Obama is progressive?
Compared to some (modern?) Republicans, Nixon looks like a progressive but I'm fairly certain that does not make him one.
That isn't to say I don't approve of the student loan legislation such as I understand it. I even approve of how it is being done. But even broken clocks are right twice a day, Obama is going to have to work much harder (especially in light of his rush to the center on health care) to (re-)earn the title of "progressive".
So when good things happen its due to Obama, when they don't its the fault of Congress!
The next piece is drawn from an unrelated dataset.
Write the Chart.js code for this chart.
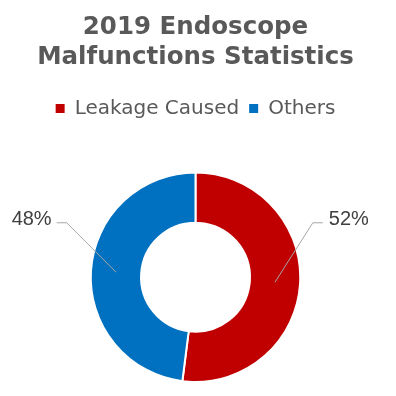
<!DOCTYPE html>
<html>
<head>
<meta charset="utf-8">
<script src="https://cdn.jsdelivr.net/npm/chart.js@4"></script>
<style>
  html, body { margin: 0; padding: 0; background: #ffffff; }
  #wrap { width: 396px; height: 396px; }
</style>
</head>
<body>
<div id="wrap"><canvas id="endoChart" width="396" height="396"></canvas></div>
<script>
// data
const titleLines = ["2019 Endoscope", "Malfunctions Statistics"];
const categories = ["Leakage Caused", "Others"];
const shares = [52, 48];
const sliceColors = ["#C00000", "#0070C0"];

// leader line elbows, as fraction of the outer radius (right slice, left slice)
const elbowOffsets = [{ dx: 1.12, dy: -0.52 }, { dx: -1.23, dy: -0.52 }];

// percentage labels outside the ring with a bent leader line
const pieLabels = {
  id: "pieLabels",
  afterDatasetsDraw(chart) {
    const ctx = chart.ctx;
    const meta = chart.getDatasetMeta(0);
    ctx.save();
    ctx.font = "20px 'Liberation Sans', Arial, sans-serif";
    ctx.fillStyle = "#404040";
    ctx.strokeStyle = "#A6A6A6";
    ctx.lineWidth = 1;
    ctx.textBaseline = "middle";
    meta.data.forEach((arc, i) => {
      const p = arc.getProps(["x", "y", "startAngle", "endAngle", "innerRadius", "outerRadius"], true);
      const mid = (p.startAngle + p.endAngle) / 2;
      const rMid = (p.innerRadius + p.outerRadius) / 2;
      const sx = p.x + Math.cos(mid) * rMid;
      const sy = p.y + Math.sin(mid) * rMid;
      const off = elbowOffsets[i];
      const ex = p.x + off.dx * p.outerRadius;
      const ey = p.y + off.dy * p.outerRadius;
      const right = off.dx > 0;
      const hx = ex + (right ? 10 : -10);
      ctx.beginPath();
      ctx.moveTo(sx, sy);
      ctx.lineTo(ex, ey);
      ctx.lineTo(hx, ey);
      ctx.stroke();
      ctx.textAlign = right ? "left" : "right";
      ctx.fillText(shares[i] + "%", hx + (right ? 6 : -5), ey - 3);
    });
    ctx.restore();
  }
};

const defaultLegendLabels = Chart.overrides.doughnut.plugins.legend.labels.generateLabels;

new Chart(document.getElementById("endoChart"), {
  type: "doughnut",
  data: {
    labels: categories,
    datasets: [{
      data: shares,
      backgroundColor: sliceColors,
      borderColor: "#ffffff",
      borderWidth: 2
    }]
  },
  options: {
    responsive: false,
    animation: false,
    cutout: "52%",
    layout: { padding: { left: 0, right: 5, top: 0, bottom: 13 } },
    plugins: {
      title: {
        display: true,
        text: titleLines,
        color: "#595959",
        font: { family: "'DejaVu Sans', sans-serif", size: 24.5, weight: "bold", lineHeight: 30 / 24.5 },
        padding: { top: 13, bottom: 15.5 }
      },
      legend: {
        display: true,
        position: "top",
        labels: {
          color: "#595959",
          font: { family: "'DejaVu Sans', sans-serif", size: 20 },
          boxWidth: 9,
          boxHeight: 9,
          padding: 10,
          // solid squares, no white outline
          generateLabels(chart) {
            return defaultLegendLabels(chart).map(item => ({ ...item, lineWidth: 0 }));
          }
        }
      },
      // empty spacer between legend and ring
      subtitle: {
        display: true,
        text: "",
        weight: 500,
        font: { size: 1, lineHeight: 1 },
        padding: { top: 0, bottom: 42 }
      },
      tooltip: { enabled: false }
    }
  },
  plugins: [pieLabels]
});
</script>
</body>
</html>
Meanwhile in the real world Tim Geithner is lobbying to keep derivatives from being regulated in Europe.
Obsessed,
Why do you think anything insurance-focused would get insurance costs for a healthy 55-year-old to go down? That's backward to the whole nature of this reform, which is to equalize costs across insureds–so insurance costs go down for the sick and up for the healthy. If you think of it as COBRA-for-all, which I think is reasonable, $500/month is about right (and rough GDP estimates get to the same ballpark); with some age rating, I'd be extremely surprised if rates for healthy 55-year-olds go down from $800.